The media centre had been shut by the time the India's game finished, so a few of us journalists who wanted to grab something to eat were asked to join a couple of UAE-based Indian journalists, all still smarting from missing out on the satisfaction of seeing India beat UAE in an away match (for the record, that hasn't happened since 1979).

We found our way to a Pakistani restaurant famous for the variety and taste of the non-vegetarian fare on offer, but much to our dismay, everything but two items had already run out. We pulled the leg of our host, telling him this experience was meant for us to empathise with the Indian football team. The humour helped, as did the chanaa daal (chickpeas) and chicken pepper, both outrageously good!


The Iraq-Vietnam game, that Iraq won 3-2 was perhaps the contest of the tournament thus far. Rapidly-improving Vietnam snuck ahead a couple of times against the 2007 champions before Ali Adnan swerved a perfect free kick in the last minute of regulation time to pick up three points for Iraq.

It spoilt a pre-match prediction from Tai, a young fan who had travelled from Vietnam and was one of those who had turned out in T-shirts with the Vietnam flag as the theme. They were all enjoying themselves at the fan zone just inside the main gate of the stadium, where jugglers, drummers, stilt-walkers and merchandise-sellers were making for perfect backdrops.

Iraq fans also travelled from areas as far and wide as Kurdistan in the east, and Sweden in the west. Yusuf, 73, has been living in Sweden for 40 years now and has travelled to watch his national team play for the first time. One of his favourite players, Ali Hisny Faisal, was part of the Air Force Club team that had beaten Bengaluru FC to the AFC Cup title in 2016. Yusuf was not able to put into words how emotional he would be watching his team play, and the win was the icing on the cake. He watches their second game against Yemen before flying home and must be itching to watch the game in Sharjah on Saturday.
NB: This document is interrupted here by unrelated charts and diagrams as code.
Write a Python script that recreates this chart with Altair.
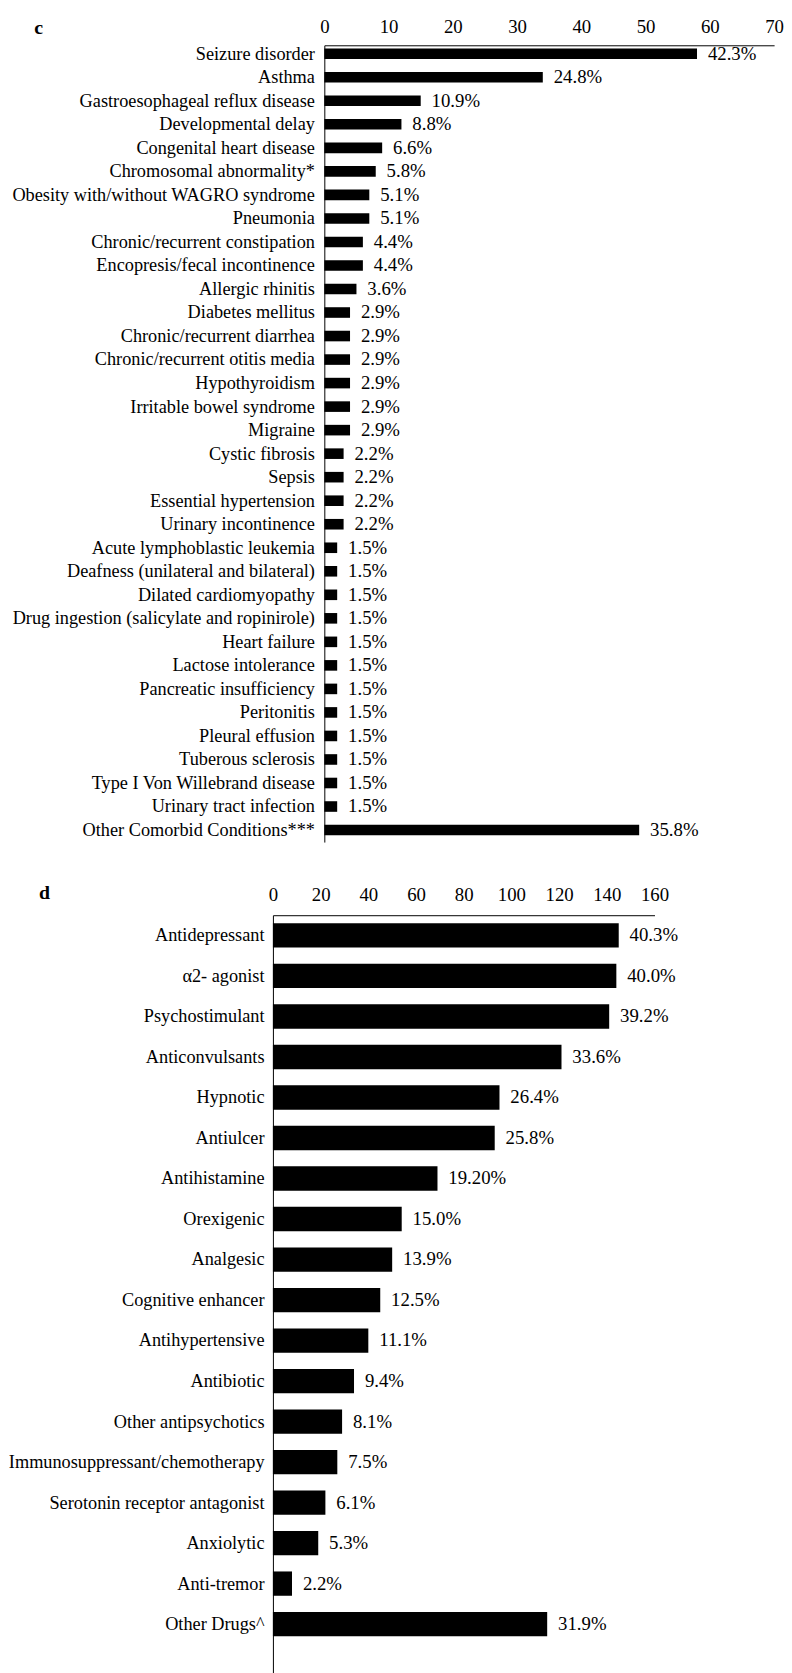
import altair as alt
import pandas as pd

FONT = "Liberation Serif"

# Panel c: comorbid conditions (counts, n = 137)
c_conditions = [
    "Seizure disorder", "Asthma", "Gastroesophageal reflux disease", "Developmental delay",
    "Congenital heart disease", "Chromosomal abnormality*", "Obesity with/without WAGRO syndrome",
    "Pneumonia", "Chronic/recurrent constipation", "Encopresis/fecal incontinence",
    "Allergic rhinitis", "Diabetes mellitus", "Chronic/recurrent diarrhea",
    "Chronic/recurrent otitis media", "Hypothyroidism ", "Irritable bowel syndrome", "Migraine",
    "Cystic fibrosis", "Sepsis ", "Essential hypertension", "Urinary incontinence",
    "Acute lymphoblastic leukemia", "Deafness (unilateral and bilateral)",
    "Dilated cardiomyopathy", "Drug ingestion (salicylate and ropinirole)", "Heart failure",
    "Lactose intolerance ", "Pancreatic insufficiency", "Peritonitis", "Pleural effusion ",
    "Tuberous sclerosis", "Type I Von Willebrand disease ", "Urinary tract infection",
    "Other Comorbid Conditions***",
]
c_counts = [58, 34, 15, 12, 9, 8, 7, 7, 6, 6, 5, 4, 4, 4, 4, 4, 4, 3, 3, 3, 3,
            2, 2, 2, 2, 2, 2, 2, 2, 2, 2, 2, 2, 49]
c_labels = ["42.3%", "24.8%", "10.9%", "8.8%", "6.6%", "5.8%", "5.1%", "5.1%", "4.4%",
            "4.4%", "3.6%", "2.9%", "2.9%", "2.9%", "2.9%", "2.9%", "2.9%", "2.2%", "2.2%",
            "2.2%", "2.2%", "1.5%", "1.5%", "1.5%", "1.5%", "1.5%", "1.5%", "1.5%", "1.5%",
            "1.5%", "1.5%", "1.5%", "1.5%", "35.8%"]
c_ticks = [0, 10, 20, 30, 40, 50, 60, 70]

# Panel d: drug classes (counts, n = 360)
d_drugs = [
    "Antidepressant", "\u03b12- agonist", "Psychostimulant ", "Anticonvulsants", "Hypnotic",
    "Antiulcer", "Antihistamine", "Orexigenic", "Analgesic", "Cognitive enhancer",
    "Antihypertensive", "Antibiotic", "Other antipsychotics", "Immunosuppressant/chemotherapy",
    "Serotonin receptor antagonist", "Anxiolytic", "Anti-tremor", "Other Drugs^",
]
d_counts = [145, 144, 141, 121, 95, 93, 69, 54, 50, 45, 40, 34, 29, 27, 22, 19, 8, 115]
d_labels = ["40.3%", "40.0%", "39.2%", "33.6%", "26.4%", "25.8%", "19.20%", "15.0%",
            "13.9%", "12.5%", "11.1%", "9.4%", "8.1%", "7.5%", "6.1%", "5.3%", "2.2%", "31.9%"]
d_ticks = [0, 20, 40, 60, 80, 100, 120, 140, 160]

FS_Y = 18.5   # category labels
FS = 19       # tick labels and value labels
SHIFT = 52    # panel c's axis sits this far right of panel d's


def panel(cats, counts, labels, ticks, letter, width, height, yscale, xrange, y_offset,
          lab_pad, x_lab_pad, letter_x, letter_y):
    df = pd.DataFrame({"cat": cats, "n": counts, "lab": labels})
    y = alt.Y("cat:N", sort=cats, scale=yscale,
              axis=alt.Axis(title=None, ticks=False, labelPadding=lab_pad, labelFontSize=FS_Y,
                            labelFont=FONT, labelColor="black", domainColor="black",
                            domainWidth=1, labelLimit=500, offset=y_offset))
    if xrange is not None:
        xs = alt.Scale(domain=[ticks[0], ticks[-1]], nice=False, range=xrange)
    else:
        xs = alt.Scale(domain=[ticks[0], ticks[-1]], nice=False)
    x = alt.X("n:Q", scale=xs,
              axis=alt.Axis(orient="top", title=None, values=ticks, grid=False, ticks=False,
                            tickSize=0, labelPadding=x_lab_pad, labelFontSize=FS,
                            labelFont=FONT, labelColor="black", domainColor="black",
                            domainWidth=1, labelFlush=False))
    bars = alt.Chart(df).mark_bar(color="black").encode(x=x, y=y)
    text = alt.Chart(df).mark_text(align="left", baseline="middle", dx=11, font=FONT,
                                   fontSize=FS, color="black").encode(
        x="n:Q", y=alt.Y("cat:N", sort=cats), text="lab:N")
    ldf = pd.DataFrame({"t": [letter]})
    let = alt.Chart(ldf).mark_text(font=FONT, fontSize=20, fontWeight="bold", color="black",
                                   align="center", baseline="middle").encode(
        x=alt.value(letter_x), y=alt.value(letter_y), text="t:N")
    return alt.layer(bars, text, let).properties(width=width, height=height)


c_scale = alt.Scale(paddingInner=0.55, paddingOuter=0.21, align=0.32)
d_scale = alt.Scale(paddingInner=0.4, paddingOuter=0.595, align=0.168)

pc = panel(c_conditions, c_counts, c_labels, c_ticks, "c", 455 + SHIFT, 806, c_scale,
           [SHIFT, 455 + SHIFT], -SHIFT, 10, 9, -237, -17)
pd_ = panel(d_drugs, d_counts, d_labels, d_ticks, "d", 386, 770, d_scale, None, 0, 9, 11,
            -231, -22)

chart = alt.vconcat(pc, pd_, spacing=42).properties(
    padding={"left": 0, "top": 0, "right": 0, "bottom": 0}
).configure_view(stroke=None).resolve_scale(x="independent", y="independent")

chart.save("out.html", embed_options={"renderer": "svg", "actions": False})
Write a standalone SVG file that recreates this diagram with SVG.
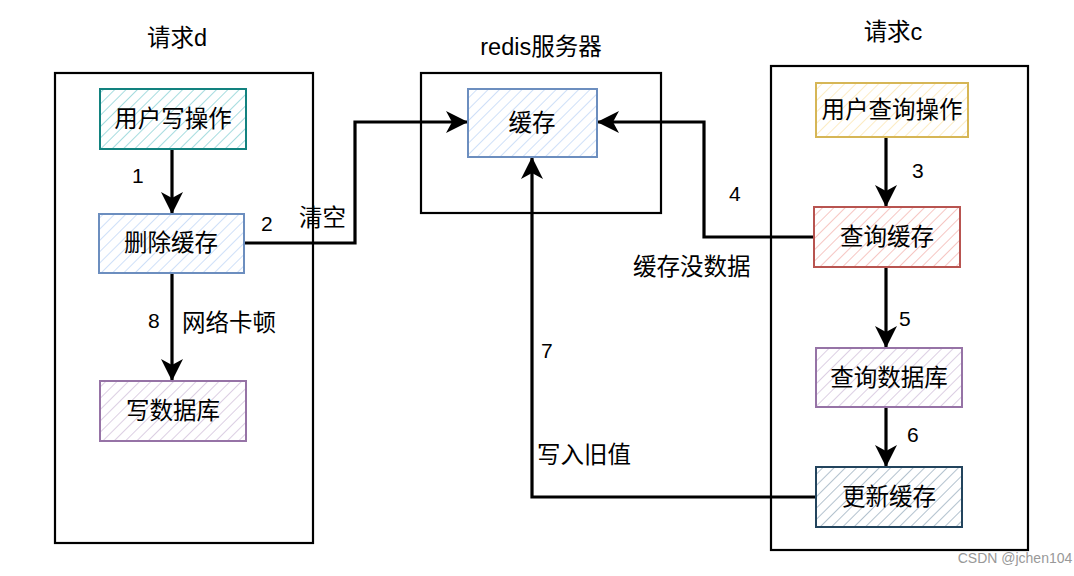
<svg xmlns="http://www.w3.org/2000/svg" width="1074" height="576" viewBox="0 0 1074 576">
<style>
text{font-family:"Liberation Sans","Noto Sans CJK SC",sans-serif;fill:#000;}
.t{font-size:23.5px;text-anchor:middle;dominant-baseline:central;}
.n{font-size:21px;dominant-baseline:central;}
.c{font-size:23.5px;dominant-baseline:central;}
.box{fill:#fff;stroke:#000;stroke-width:2.2;}
.edge{fill:none;stroke:#000;stroke-width:3.2;}
.nd{stroke-width:2;}
</style>
<defs>
<pattern id="hTeal" width="8" height="8" patternUnits="userSpaceOnUse" patternTransform="rotate(45)"><rect width="8" height="8" fill="#fff"/><line x1="0" y1="0" x2="0" y2="8" stroke="#a6dcdf" stroke-width="2"/></pattern>
<pattern id="hBlue" width="8" height="8" patternUnits="userSpaceOnUse" patternTransform="rotate(45)"><rect width="8" height="8" fill="#fff"/><line x1="0" y1="0" x2="0" y2="8" stroke="#cfe0f8" stroke-width="2"/></pattern>
<pattern id="hPurple" width="8" height="8" patternUnits="userSpaceOnUse" patternTransform="rotate(45)"><rect width="8" height="8" fill="#fff"/><line x1="0" y1="0" x2="0" y2="8" stroke="#dccfe3" stroke-width="2"/></pattern>
<pattern id="hYellow" width="8" height="8" patternUnits="userSpaceOnUse" patternTransform="rotate(45)"><rect width="8" height="8" fill="#fff"/><line x1="0" y1="0" x2="0" y2="8" stroke="#fcecc4" stroke-width="2"/></pattern>
<pattern id="hRed" width="8" height="8" patternUnits="userSpaceOnUse" patternTransform="rotate(45)"><rect width="8" height="8" fill="#fff"/><line x1="0" y1="0" x2="0" y2="8" stroke="#f6c6c3" stroke-width="2"/></pattern>
<pattern id="hDark" width="8" height="8" patternUnits="userSpaceOnUse" patternTransform="rotate(45)"><rect width="8" height="8" fill="#fff"/><line x1="0" y1="0" x2="0" y2="8" stroke="#b3c2ce" stroke-width="2"/></pattern>
<marker id="arr" viewBox="0 0 22 22" refX="21" refY="11" markerWidth="22" markerHeight="22" markerUnits="userSpaceOnUse" orient="auto"><path d="M0,0 L22,11 L0,22 L6,11 Z" fill="#000"/></marker>
</defs>
<rect width="1074" height="576" fill="#fff"/>

<g id="containers">
<rect class="box" x="55" y="73" width="258" height="470"/>
<rect class="box" x="421" y="73" width="240" height="140"/>
<rect class="box" x="771" y="66" width="257" height="484"/>
</g>
<g id="titles">
<text class="t" x="177" y="38">请求d</text>
<text class="t" x="541" y="47">redis服务器</text>
<text class="t" x="893" y="32">请求c</text>
</g>

<g id="connectors">
<path class="edge" d="M172,149 L172,213" marker-end="url(#arr)"/>
<path class="edge" d="M172,273 L172,380" marker-end="url(#arr)"/>
<path class="edge" d="M244,243 L355,243 L355,122 L467,122" marker-end="url(#arr)"/>
<path class="edge" d="M814,237 L704,237 L704,122 L598,122" marker-end="url(#arr)"/>
<path class="edge" d="M816,497 L532,497 L532,158" marker-end="url(#arr)"/>
<path class="edge" d="M886,137 L886,206" marker-end="url(#arr)"/>
<path class="edge" d="M886,267 L886,347" marker-end="url(#arr)"/>
<path class="edge" d="M886,407 L886,466" marker-end="url(#arr)"/>
<text class="n" x="132" y="175">1</text>
<text class="n" x="261" y="223">2</text>
<text class="c" x="299" y="218">清空</text>
<text class="n" x="912" y="170">3</text>
<text class="n" x="729" y="193">4</text>
<text class="c" x="633" y="267">缓存没数据</text>
<text class="n" x="899" y="318">5</text>
<text class="n" x="907" y="434">6</text>
<text class="n" x="541" y="350">7</text>
<text class="c" x="537" y="455">写入旧值</text>
<text class="n" x="148" y="320">8</text>
<text class="c" x="182" y="323">网络卡顿</text>
</g>

<g id="n-write-op"><rect class="nd" x="100" y="89" width="146" height="60" fill="url(#hTeal)" stroke="#12827f"/><text class="t" x="173" y="119">用户写操作</text></g>
<g id="n-del-cache"><rect class="nd" x="99" y="214" width="145" height="59" fill="url(#hBlue)" stroke="#6c8ebf"/><text class="t" x="171" y="243">删除缓存</text></g>
<g id="n-write-db"><rect class="nd" x="100" y="381" width="146" height="60" fill="url(#hPurple)" stroke="#9673a6"/><text class="t" x="173" y="411">写数据库</text></g>
<g id="n-cache"><rect class="nd" x="468" y="89" width="129" height="68" fill="url(#hBlue)" stroke="#6c8ebf"/><text class="t" x="532" y="123">缓存</text></g>
<g id="n-query-op"><rect class="nd" x="816" y="83" width="152" height="54" fill="url(#hYellow)" stroke="#d6b656"/><text class="t" x="892" y="110">用户查询操作</text></g>
<g id="n-query-cache"><rect class="nd" x="814" y="207" width="146" height="60" fill="url(#hRed)" stroke="#b85450"/><text class="t" x="887" y="237">查询缓存</text></g>
<g id="n-query-db"><rect class="nd" x="816" y="348" width="146" height="59" fill="url(#hPurple)" stroke="#9673a6"/><text class="t" x="889" y="378">查询数据库</text></g>
<g id="n-update-cache"><rect class="nd" x="816" y="467" width="146" height="60" fill="url(#hDark)" stroke="#23445d"/><text class="t" x="889" y="497">更新缓存</text></g>

<text x="1015" y="558" style="font-size:14px;fill:#999;text-anchor:middle;dominant-baseline:central;">CSDN @jchen104</text>
</svg>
The oddest contest of this tournament might well have been Japan against Turkmenistan. Japan, at four Asian Cup titles, are the most successful team in the history of this competition, while Turkmenistan are here for the first time. Media contingent strength ratio, at a manual count, was about 300 to ZERO. One entire side of the Al Nahyan Stadium -- on a reasonably pleasant but humid Wednesday afternoon -- was occupied by Japanese fans at their loudest and proudest, while one could spot and count the TEN Turkmenistan fans, with their SEVEN flags to boot.

Incredibly, Turkmenistan led 1-0 at half-time through a long-range zinger from captain Arslanmurat Amanov. As four members of the Japan analytical support staff trooped off at half-time from the media tribune, the absence of a single such Turkmenistan official was glaring.

In all likelihood, so was coach Hajime Moriyasu's team talk, as Japan came out and took hold of the game to score three quick goals to win 3-2. Turkmenistan scored a late consolation and the ten fans went home happy.